Raymond Llave | Raymond is employed by Sydney Water as Digital Business Partner and is part of Digital Services team. He is passionate about all things digital and provides thought leadership in future digital thinking and planning. Raymond joined Sydney Water in 2014 and as a trusted adviser, he actively partners with the business to value the benefits of innovation, disruptive technologies and emerging solutions as a vital enabler of Sydney Water Lifestream Strategy.

Raymond is the team captain of Team LaBobo, winners of WaterAid’s 2016 Water Innovators Challenge. Raymond has Bachelor of Science in Computer Sciences, Master of Business Administration and studied his doctorate degree.

Elline Camilet | Elline is a Project Coordinator for Sydney Water’s Customer Direction and Experience team.
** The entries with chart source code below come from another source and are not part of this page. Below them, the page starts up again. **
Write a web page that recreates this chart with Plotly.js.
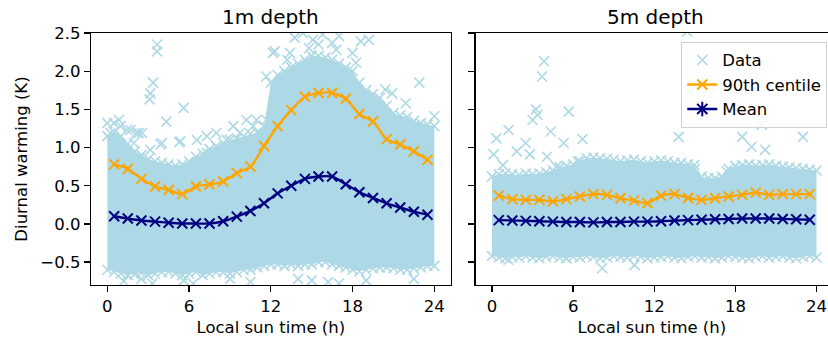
<!DOCTYPE html>
<html>
<head>
<meta charset="utf-8">
<script src="https://cdn.plot.ly/plotly-3.0.1.min.js"></script>
<style>html,body{margin:0;padding:0;background:#fff;}</style>
</head>
<body>
<div id="chart" style="width:828px;height:343px;"></div>
<script>
// Hourly bin centres (h)
const hours = [0.5,1.5,2.5,3.5,4.5,5.5,6.5,7.5,8.5,9.5,10.5,11.5,12.5,13.5,14.5,15.5,16.5,17.5,18.5,19.5,20.5,21.5,22.5,23.5];

// 1m depth
const p90_1m  = [0.78,0.72,0.59,0.49,0.445,0.39,0.49,0.515,0.555,0.665,0.75,1.02,1.28,1.49,1.665,1.715,1.715,1.64,1.44,1.34,1.11,1.04,0.95,0.84];
const mean_1m = [0.10,0.07,0.045,0.03,0.015,0.005,0.005,0.005,0.035,0.095,0.17,0.27,0.40,0.50,0.59,0.62,0.62,0.52,0.415,0.34,0.27,0.215,0.16,0.12];

// 5m depth
const p90_5m  = [0.37,0.325,0.315,0.315,0.295,0.325,0.36,0.39,0.38,0.335,0.305,0.27,0.37,0.39,0.34,0.315,0.335,0.36,0.38,0.41,0.38,0.39,0.39,0.39];
const mean_5m = [0.05,0.045,0.04,0.035,0.03,0.025,0.025,0.02,0.025,0.025,0.03,0.03,0.035,0.045,0.05,0.055,0.06,0.065,0.07,0.07,0.07,0.065,0.06,0.055];

// Envelope of the dense data cloud (read every half hour)
const envX = [0,0.5,1,1.5,2,2.5,3,3.5,4,4.5,5,5.5,6,6.5,7,7.5,8,8.5,9,9.5,10,10.5,11,11.5,12,12.5,13,13.5,14,14.5,15,15.5,16,16.5,17,17.5,18,18.5,19,19.5,20,20.5,21,21.5,22,22.5,23,23.5,24];
const envTop1m = [1.15,1.20,1.15,1.05,0.95,0.90,0.85,0.82,0.80,0.78,0.76,0.78,0.82,0.88,0.92,0.98,1.02,1.06,1.10,1.12,1.15,1.18,1.20,1.28,1.85,1.95,2.00,2.05,2.10,2.15,2.20,2.20,2.18,2.15,2.10,2.05,2.00,1.85,1.75,1.70,1.65,1.55,1.45,1.42,1.40,1.35,1.32,1.30,1.28];
const envBot1m = [-0.60,-0.63,-0.65,-0.67,-0.66,-0.64,-0.67,-0.65,-0.63,-0.63,-0.65,-0.67,-0.65,-0.63,-0.67,-0.65,-0.63,-0.63,-0.65,-0.63,-0.60,-0.60,-0.57,-0.55,-0.53,-0.53,-0.55,-0.53,-0.55,-0.53,-0.53,-0.50,-0.50,-0.53,-0.55,-0.57,-0.60,-0.62,-0.60,-0.58,-0.57,-0.57,-0.58,-0.60,-0.60,-0.58,-0.57,-0.55,-0.55];
const envTop5m = [0.62,0.65,0.66,0.65,0.64,0.66,0.65,0.66,0.68,0.70,0.74,0.76,0.78,0.82,0.86,0.87,0.86,0.85,0.84,0.82,0.83,0.84,0.82,0.80,0.82,0.83,0.82,0.80,0.80,0.78,0.72,0.62,0.60,0.60,0.62,0.72,0.76,0.77,0.78,0.76,0.77,0.78,0.76,0.75,0.74,0.73,0.72,0.71,0.70];
const envBot5m = [-0.42,-0.44,-0.45,-0.43,-0.44,-0.42,-0.44,-0.45,-0.43,-0.42,-0.44,-0.45,-0.43,-0.44,-0.42,-0.43,-0.45,-0.44,-0.42,-0.43,-0.44,-0.42,-0.43,-0.45,-0.44,-0.43,-0.42,-0.44,-0.45,-0.43,-0.42,-0.44,-0.43,-0.45,-0.44,-0.42,-0.43,-0.44,-0.45,-0.43,-0.42,-0.44,-0.43,-0.42,-0.44,-0.45,-0.43,-0.42,-0.44];

// Sparse points outside the dense cloud
const outX1m = [0.0,0.48,0.85,0.97,0.24,1.46,1.7,1.95,2.14,2.31,2.55,3.1,3.16,3.16,3.36,3.65,3.65,3.9,4.0,4.33,5.28,5.35,5.6,6.57,7.3,7.3,8.0,8.0,8.76,9.24,9.73,10.2,10.7,10.95,11.68,11.67,12.16,12.28,13.2,13.4,13.75,14.35,14.8,15.08,15.5,15.8,16.5,16.8,17.0,18.0,18.25,18.6,19.2,20.4,20.9,21.9,22.9,24.0,
                1.2,2.5,3.3,5.6,6.3,9.0,10.5,14.0,15.0,16.2,17.0,19.0,22.5];
const outY1m = [1.32,1.32,1.36,1.28,1.19,1.23,1.23,1.06,1.19,1.19,1.19,1.63,1.71,0.97,1.85,2.35,2.26,1.04,1.06,1.34,1.07,1.08,1.52,1.10,0.93,1.15,1.01,1.19,1.10,1.28,1.19,1.36,1.28,1.36,1.36,1.93,2.24,2.26,2.15,2.24,2.44,2.50,2.30,2.41,2.35,2.48,2.37,2.28,2.46,2.24,2.11,2.39,2.41,1.76,1.71,1.58,1.85,1.41,
                -0.75,-0.72,-0.78,-0.74,-0.78,-0.72,-0.76,-0.72,-0.74,-0.76,-0.78,-0.74,-0.72];
const outX5m = [0.32,1.22,0.12,0.8,1.83,2.49,2.8,3.0,3.24,3.36,3.7,3.85,4.07,4.34,4.75,5.3,5.67,6.33,6.69,13.8,14.43,14.6,14.97,15.8,17.35,18.5,19.2,19.95,20.2,23.0,
                1.22,5.48,8.15,10.54];
const outY5m = [1.12,1.23,0.91,0.77,0.95,1.06,0.91,1.36,1.50,1.43,1.93,2.13,0.88,1.21,0.75,1.06,1.47,0.82,1.11,1.14,2.52,1.72,0.77,1.43,0.69,1.14,1.01,1.30,0.97,1.14,
                -0.47,-0.45,-0.58,-0.54];

const yTicks = [-0.5,0,0.5,1,1.5,2,2.5];
const yTickText = ['\u22120.5','0.0','0.5','1.0','1.5','2.0','2.5'];
const xTicks = [0,6,12,18,24];

const LB = '#add8e6', OR = '#ffa500', NV = '#000080';
const FONT = 'DejaVu Sans, sans-serif';

function cloud(top, bot, xa, ya) {
  const px = envX.concat(envX.slice().reverse());
  const py = top.concat(bot.slice().reverse());
  return [
    {x: px, y: py, xaxis: xa, yaxis: ya, type: 'scatter', mode: 'lines', fill: 'toself',
     fillcolor: LB, line: {width: 0, color: LB}, showlegend: false, hoverinfo: 'skip'},
    {x: envX.concat(envX), y: top.concat(bot), xaxis: xa, yaxis: ya, type: 'scatter', mode: 'markers',
     marker: {symbol: 'x-thin-open', size: 10, color: LB, line: {width: 1.6, color: LB}}, showlegend: false}
  ];
}

const traces = [].concat(
  cloud(envTop1m, envBot1m, 'x', 'y'),
  cloud(envTop5m, envBot5m, 'x2', 'y2'),
  [
    {x: outX1m, y: outY1m, xaxis: 'x', yaxis: 'y', type: 'scatter', mode: 'markers', showlegend: false,
     marker: {symbol: 'x-thin-open', size: 10, color: LB, line: {width: 1.6, color: LB}}},
    {x: outX5m, y: outY5m, xaxis: 'x2', yaxis: 'y2', type: 'scatter', mode: 'markers', name: 'Data', legendrank: 1,
     marker: {symbol: 'x-thin-open', size: 10, color: LB, line: {width: 1.6, color: LB}}},
    {x: hours, y: p90_1m, xaxis: 'x', yaxis: 'y', type: 'scatter', mode: 'lines+markers', showlegend: false,
     line: {color: OR, width: 2.4, shape: 'spline', smoothing: 0.8},
     marker: {symbol: 'x-thin-open', size: 10, color: OR, line: {width: 2, color: OR}}},
    {x: hours, y: mean_1m, xaxis: 'x', yaxis: 'y', type: 'scatter', mode: 'lines+markers', showlegend: false,
     line: {color: NV, width: 2.4, shape: 'spline', smoothing: 0.8},
     marker: {symbol: 'x-thin-open', size: 10, color: NV, line: {width: 2, color: NV}}},
    {x: hours, y: p90_5m, xaxis: 'x2', yaxis: 'y2', type: 'scatter', mode: 'lines+markers', name: '90th centile', legendrank: 2,
     line: {color: OR, width: 2.4, shape: 'spline', smoothing: 0.8},
     marker: {symbol: 'x-thin-open', size: 10, color: OR, line: {width: 2, color: OR}}},
    {x: hours, y: mean_5m, xaxis: 'x2', yaxis: 'y2', type: 'scatter', mode: 'lines+markers', showlegend: false,
     line: {color: NV, width: 2.4, shape: 'spline', smoothing: 0.8},
     marker: {symbol: 'x-thin-open', size: 10, color: NV, line: {width: 2, color: NV}}},
    {x: [null], y: [null], xaxis: 'x2', yaxis: 'y2', type: 'scatter', mode: 'lines+markers', name: 'Mean', legendrank: 3,
     line: {color: NV, width: 2.4},
     marker: {symbol: 'asterisk-open', size: 12, color: NV, line: {width: 2, color: NV}}}
  ]
);

const axCommon = {
  showgrid: false, zeroline: false, showline: true, linecolor: '#000', linewidth: 1.3,
  ticks: 'outside', ticklen: 6, tickwidth: 1.3, tickcolor: '#000', ticklabeloverflow: 'allow',
  tickfont: {family: FONT, size: 16.5, color: '#000'}
};

const layout = {
  width: 828, height: 343,
  margin: {l: 91, r: 0, t: 33, b: 58, pad: 0},
  paper_bgcolor: '#fff', plot_bgcolor: '#fff',
  font: {family: FONT, size: 16.5, color: '#000'},
  xaxis: Object.assign({}, axCommon, {domain: [0, 0.488], range: [-1.2, 25.2], tickvals: xTicks, mirror: true,
    anchor: 'y', title: {text: 'Local sun time (h)', font: {family: FONT, size: 16.5}, standoff: 6}}),
  yaxis: Object.assign({}, axCommon, {domain: [0, 1], range: [-0.8, 2.5], tickvals: yTicks, ticktext: yTickText, mirror: true,
    anchor: 'x', title: {text: 'Diurnal warming (K)', font: {family: FONT, size: 16.5}, standoff: 8}}),
  xaxis2: Object.assign({}, axCommon, {domain: [0.5221, 1], range: [-1.2, 24.85], tickvals: xTicks, mirror: true,
    anchor: 'y2', title: {text: 'Local sun time (h)', font: {family: FONT, size: 16.5}, standoff: 6}}),
  yaxis2: Object.assign({}, axCommon, {domain: [0, 1], range: [-0.8, 2.5], tickvals: yTicks, showticklabels: false,
    mirror: false, anchor: 'x2', matches: 'y'}),
  annotations: [
    {text: '1m depth', xref: 'paper', yref: 'paper', x: 0.2441, y: 1.0635, xanchor: 'center', yanchor: 'middle',
     showarrow: false, font: {family: FONT, size: 20, color: '#000'}},
    {text: '5m depth', xref: 'paper', yref: 'paper', x: 0.7666, y: 1.0635, xanchor: 'center', yanchor: 'middle',
     showarrow: false, font: {family: FONT, size: 20, color: '#000'}}
  ],
  legend: {x: 0.999, xanchor: 'right', y: 0.965, yanchor: 'top', bgcolor: 'rgba(255,255,255,0.85)',
    bordercolor: '#d0d0d0', borderwidth: 1, font: {family: FONT, size: 16.5, color: '#000'}, traceorder: 'normal'},
  showlegend: true
};

Plotly.newPlot('chart', traces, layout, {staticPlot: true, displayModeBar: false});
</script>
</body>
</html>
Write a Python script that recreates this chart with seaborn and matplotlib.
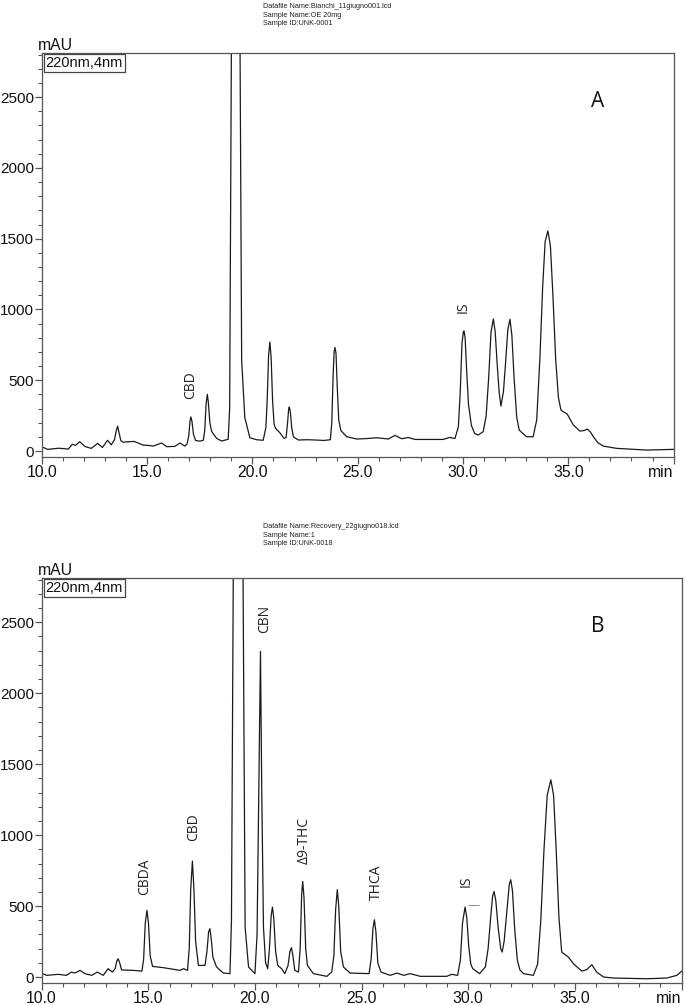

She joined Sydney Water in 2015 as part of the Graduate Program and has since built a diverse range of experience coordinating projects across Treatment, Networks, Transformation and Delivery Management.

She is passionate about a collaborative approach to delivering high quality outcomes that satisfy stakeholder requirements and using her Engineering background with her newfound love for Human Centred Design to develop solutions that will make lasting impacts in developing nations.

Before joining Sydney Water in 2015, Elline has held roles as a junior process engineer and coordinated engineering projects for Tooheys Brewery and Caltex Kurnell Refinery as a Co-Op scholar. She is an active member of the Australian Water Association’s Young Water Professionals and Engineers Australia’s Women in Engineering committee.

Elline has a Bachelor of Engineering (Chemical) (Hons 1) from the University of New South Wales and is currently completing a Masters in Project Management from the University of Technology Sydney.

Steven Lin | Steven is the Business Reporting Manager in Customer Delivery Civil Delivery team in Sydney Water. Previously worked as an Operations Officer in Wastewater Treatment and Networks with strong passion on delivering exceptional business results through effective use of people, process and technology.

Steven has extensive knowledge of planning and process improvement in Civil Delivery operations. Steven honed his skills after a successful graduate program in 2009, along with his passion for business change and innovation.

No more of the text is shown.